Sapolsky makes good points about the persistency of OCD & schizo experiences, and the possible social benefits of functional cases of these in religious practice. Dawkins has been criticised (eg by Bret Weinstein in a debate with) for refusing to consider how behaviours that even if they began as a parasitic meme-complex likely must have adapted towards symbiosis, given the example of celibate priests for instance given authority by speaking from an 'unworldly' position. This area rapidly gets in evolutionary-psychology, a field widely considered so tainted by bad science & crackpots, that it's rare professional scientists will have anything to do with it.
Game-theory is increasingly looked to for understanding and predicting morality, and especially distrubutions of human attitudes, such as stable cross-cultural frequencies of psychopathy (it is useful for surgeons, may be useful for CEOs but harm their businesses, but crucially just be too useful in crisis situations like war to be discarded evolutionarily).
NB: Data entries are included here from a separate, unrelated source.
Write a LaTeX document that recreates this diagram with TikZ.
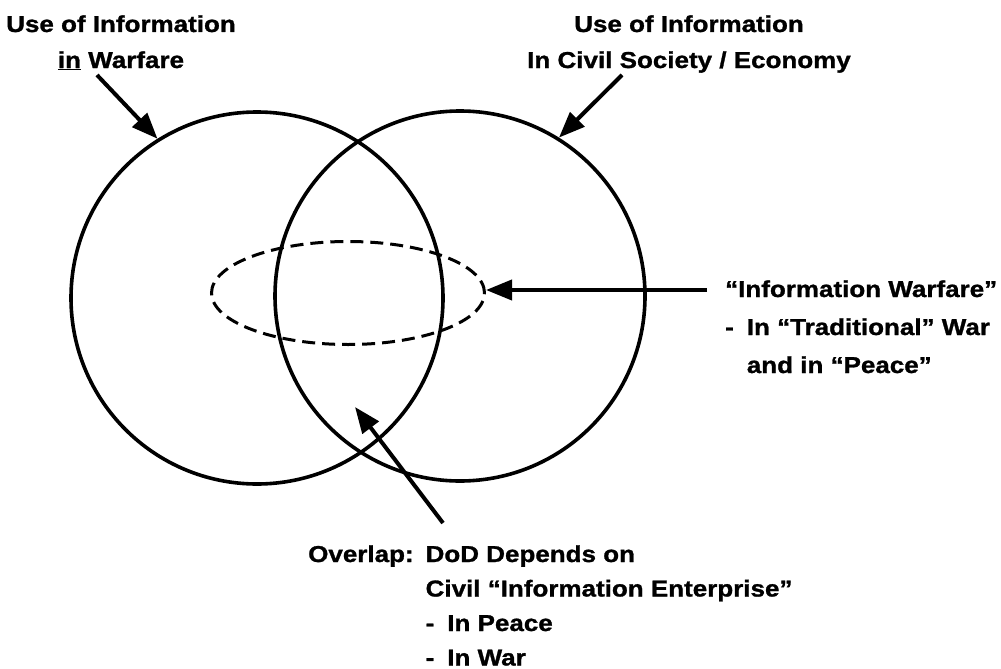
\documentclass[tikz,border=0pt]{standalone}
\usepackage{fontspec}
\setmainfont[FakeStretch=1.13,FakeBold=1.2]{Liberation Sans}
\usetikzlibrary{arrows.meta,shapes.geometric}
\tikzset{lbl/.style={font=\bfseries\fontsize{23}{36}\selectfont,inner sep=0pt},
	ring/.style={circle,draw,line width=3.6pt},
	pointer/.style={->,line width=4pt}}
\begin{document}
\begin{tikzpicture}[>={Triangle[length=26pt,width=20pt]},x=1pt,y=-1pt]
		\useasboundingbox (0,0) rectangle (1001,669);
		\node[ring,minimum size=372pt] (war) at (257,298) {};
		\node[ring,minimum size=370pt] (civil) at (460,296) {};
		\node[ellipse,draw,line width=3pt,dash pattern=on 13pt off 7pt,minimum width=273pt,minimum height=103pt] (iw) at (348,293) {};
		\node[lbl,anchor=base] (hwar) at (121,32) {\begin{tabular}[t]{@{}c@{}}Use of Information\\\underline{in} Warfare\end{tabular}};
		\node[lbl,anchor=base] (hcivil) at (689,32) {\begin{tabular}[t]{@{}c@{}}Use of Information\\In Civil Society / Economy\end{tabular}};
		\node[lbl,font=\bfseries\fontsize{23}{38}\selectfont,anchor=base west] (liw) at (725,297) {\begin{tabular}[t]{@{}l@{\hspace{13pt}}l@{}}\multicolumn{2}{@{}l@{}}{“Information Warfare”}\\-&In “Traditional” War\\&and in “Peace”\end{tabular}};
		\node[lbl,font=\bfseries\fontsize{23}{34.5}\selectfont,anchor=base west] (lover) at (308,562) {\begin{tabular}[t]{@{}l@{\hspace{12pt}}l@{}}Overlap:&DoD Depends on\\&Civil “Information Enterprise”\\&-\hspace{13pt}In Peace\\&-\hspace{13pt}In War\end{tabular}};
		\coordinate (swar) at (97,75);
		\coordinate (scivil) at (622,75);
		\coordinate (siw) at (707,290);
		\coordinate (sover) at (443,523);
		\coordinate (tover) at (355,407);
		\draw[pointer] (swar) -- (war.122);
		\draw[pointer] (scivil) -- (civil.58);
		\draw[pointer] (siw) -- (siw -| iw.east);
		\draw[pointer] (sover) -- (tover);
\end{tikzpicture}
\end{document}
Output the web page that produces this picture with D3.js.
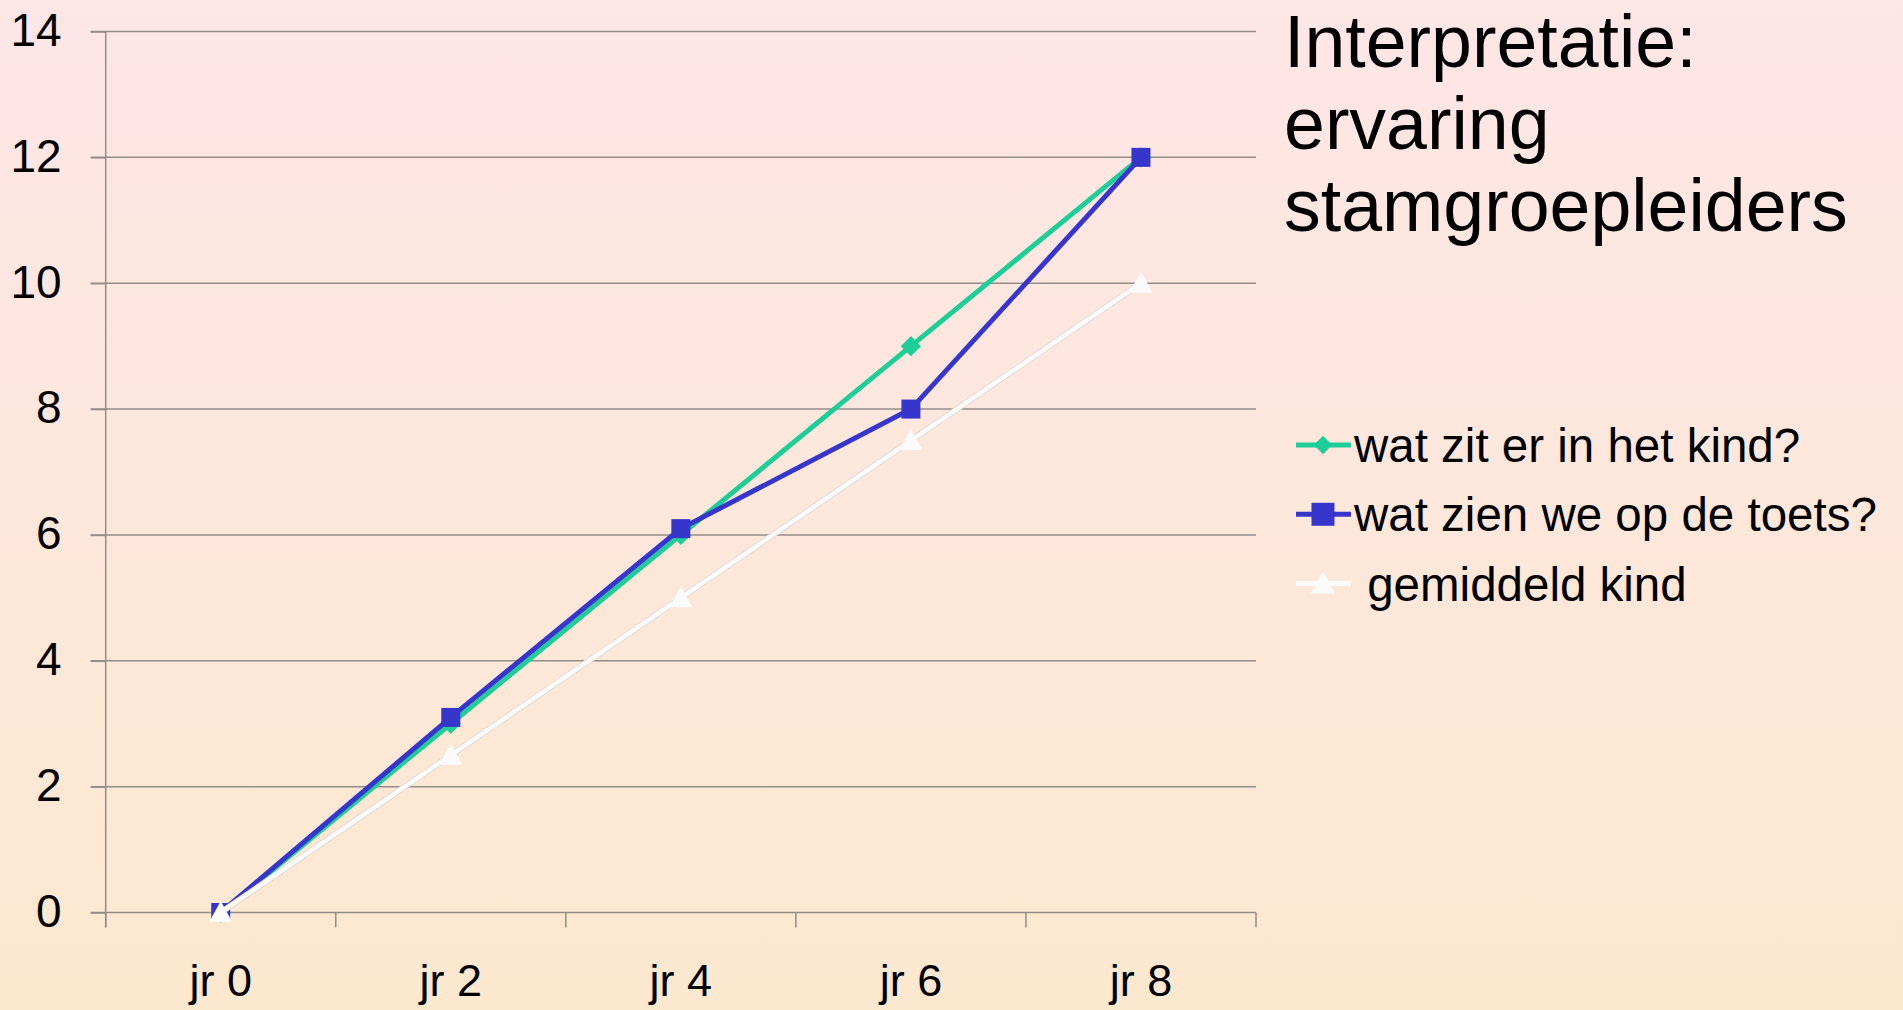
<!DOCTYPE html>
<html>
<head>
<meta charset="utf-8">
<script src="https://cdn.jsdelivr.net/npm/d3@7"></script>
<style>
  html, body { margin: 0; padding: 0; overflow: hidden; }
  body { font-family: "Liberation Sans", Arial, sans-serif; }
</style>
</head>
<body>
<div id="container"></div>
<script>
const width = 1903;
const height = 1010;
const margin = { top: 31.5, bottom: 97.5, left: 105.7, right: 647 };

// data
const categories = ["jr 0", "jr 2", "jr 4", "jr 6", "jr 8"];
const zitInKind = [0, 3, 6, 9, 12];
const zienOpToets = [0, 3.1, 6.1, 8, 12];
const gemiddeldKind = [0, 2.5, 5, 7.5, 10];
const yTicks = [0, 2, 4, 6, 8, 10, 12, 14];
const titleLines = ["Interpretatie:", "ervaring", "stamgroepleiders"];

const series = [
  { name: "wat zit er in het kind?", values: zitInKind, color: "#1dcf97", marker: "diamond" },
  { name: "wat zien we op de toets?", values: zienOpToets, color: "#3636cc", marker: "square" },
  { name: " gemiddeld kind", values: gemiddeldKind, color: "#fbfbfb", marker: "triangle" }
];

const svg = d3.select("#container")
  .append("svg")
  .attr("width", width)
  .attr("height", height);

const defs = svg.append("defs");
const grad = defs.append("linearGradient")
  .attr("id", "bg")
  .attr("x1", 0).attr("y1", 0).attr("x2", 0).attr("y2", 1);
grad.append("stop").attr("offset", "0%").attr("stop-color", "#ffe6e7");
grad.append("stop").attr("offset", "100%").attr("stop-color", "#fce8cf");

svg.append("rect")
  .attr("width", width)
  .attr("height", height)
  .attr("fill", "url(#bg)");

const xScale = d3.scaleBand()
  .domain(categories)
  .range([margin.left, width - margin.right]);

const yScale = d3.scaleLinear()
  .domain([0, 14])
  .range([height - margin.bottom, margin.top]);

const gridColor = "#938d88";

// gridlines
svg.append("g")
  .selectAll("line")
  .data(yTicks)
  .join("line")
  .attr("x1", margin.left - 15)
  .attr("x2", width - margin.right)
  .attr("y1", d => yScale(d))
  .attr("y2", d => yScale(d))
  .attr("stroke", gridColor)
  .attr("stroke-width", 1.5);

// y axis
const yAxis = svg.append("g")
  .attr("transform", `translate(${margin.left},0)`)
  .call(d3.axisLeft(yScale).tickValues(yTicks).tickSize(15).tickPadding(29));
yAxis.select(".domain").remove();
yAxis.selectAll(".tick line").attr("stroke", gridColor).attr("stroke-width", 1.5);
yAxis.selectAll(".tick text")
  .attr("font-family", "Liberation Sans, Arial, sans-serif")
  .attr("font-size", 46)
  .attr("fill", "#000")
  .attr("dy", "0.3em");

svg.append("line")
  .attr("x1", margin.left).attr("x2", margin.left)
  .attr("y1", yScale(14)).attr("y2", yScale(0) + 15)
  .attr("stroke", gridColor).attr("stroke-width", 1.5);

// x axis
const xAxis = svg.append("g")
  .attr("transform", `translate(0,${yScale(0)})`)
  .call(d3.axisBottom(xScale).tickSize(0).tickPadding(52));
xAxis.select(".domain").remove();
xAxis.selectAll(".tick text")
  .attr("font-family", "Liberation Sans, Arial, sans-serif")
  .attr("font-size", 45)
  .attr("fill", "#000");

// x tick marks between categories
const bounds = categories.map(c => xScale(c)).concat([xScale.range()[1]]);
svg.append("g")
  .selectAll("line")
  .data(bounds)
  .join("line")
  .attr("x1", d => d).attr("x2", d => d)
  .attr("y1", yScale(0)).attr("y2", yScale(0) + 15)
  .attr("stroke", gridColor).attr("stroke-width", 1.5);

const cx = c => xScale(c) + xScale.bandwidth() / 2;

const line = d3.line()
  .x((d, i) => cx(categories[i]))
  .y(d => yScale(d));

function markerPath(type, s) {
  if (type === "diamond") return d3.symbol(d3.symbolDiamond2, s * s * 0.5)();
  if (type === "square") return d3.symbol(d3.symbolSquare, s * s)();
  return `M0,${-s * 0.55}L${s * 0.55},${s * 0.45}L${-s * 0.55},${s * 0.45}Z`;
}
const markerSize = { diamond: 23, square: 19, triangle: 21 };
const legendSize = { diamond: 21, square: 23, triangle: 22 };

series.forEach(s => {
  const g = svg.append("g");
  if (s.marker === "triangle") {
    // faint grey edge round the white line
    g.append("path")
      .datum(s.values)
      .attr("d", line)
      .attr("fill", "none")
      .attr("stroke", "#dcd6d0")
      .attr("stroke-width", 6);
  }
  g.append("path")
    .datum(s.values)
    .attr("d", line)
    .attr("fill", "none")
    .attr("stroke", s.color)
    .attr("stroke-width", s.marker === "triangle" ? 4.5 : 5);
  g.selectAll("path.mk")
    .data(s.values)
    .join("path")
    .attr("class", "mk")
    .attr("transform", (d, i) => `translate(${cx(categories[i])},${yScale(d)})`)
    .attr("d", markerPath(s.marker, markerSize[s.marker]))
    .attr("fill", s.color);
});

// title
const title = svg.append("text")
  .attr("transform", "translate(1284,0)")
  .attr("font-family", "Liberation Sans, Arial, sans-serif")
  .attr("font-size", 73.5)
  .attr("fill", "#000");
title.selectAll("tspan")
  .data(titleLines)
  .join("tspan")
  .attr("x", 0)
  .attr("y", (d, i) => 67 + i * 82)
  .text(d => d);

// legend
const legend = svg.append("g");
const legendRows = legend.selectAll("g")
  .data(series)
  .join("g")
  .attr("transform", (d, i) => `translate(1296,${445 + i * 69.3})`);
legendRows.append("line")
  .attr("x1", 0).attr("x2", 55)
  .attr("stroke", d => d.color)
  .attr("stroke-width", 5);
legendRows.append("path")
  .attr("transform", "translate(27,0)")
  .attr("d", d => markerPath(d.marker, legendSize[d.marker]))
  .attr("fill", d => d.color);
legendRows.append("text")
  .attr("x", 58)
  .attr("y", 17)
  .attr("font-family", "Liberation Sans, Arial, sans-serif")
  .attr("font-size", 47.5)
  .attr("fill", "#000")
  .attr("xml:space", "preserve")
  .style("white-space", "pre")
  .text(d => d.name);
</script>
</body>
</html>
Kahneman looks at how we develop different strategies of decision-making for where we have more or less time/energy, which he applies to economics but has implications for the philosophical understanding of rationality (he also co-introduced the term cognitive-bias, which I applied to understanding our intuitions about the nature of causation here: Is the idea of a causal chain physical (or even scientific)?). The recognition and deconstruction of 'homo economicus', the unjustified and unjustifiable assumption that humans are independent rational agents, has similar importance.
Jonathan Haidt looks as an anthropologist at the evolution of morality in 'The Pragmatic Validity of Moral Pluralism'. His moral foundations theory looks to broad differences between pastoral and agrarian cultures to understand the morality of rightwing and leftwing communities, and that Europe may have flourished by having an unusual degree of mixing of these.
It is hard not to psychologise when trying to understand unusual individuals who have had particularly striking personal impacts on philosophy, like Nietzsche or Wittgenstein. I find the contrast in formative experiences between Hobbes and Rousseau, and their different projections of 'human nature' to understand politics, illuminating.
In summary, there's definitely an appeal to use tools to look at trends or take-up of philosophical ideas. Sometimes we can understand things like morality and rationality better. But should be wary of the temptation of a totalising 'psychohistory' approach. Individuals can have far too much impact, even though it is very rare for anyone to have a major impact that can't be fitted into broader trends & historical context. The historical materialism of Hegel & Marx, should be cautionary tale enough of what a dead-end it can be to think that is enough to explain all developments.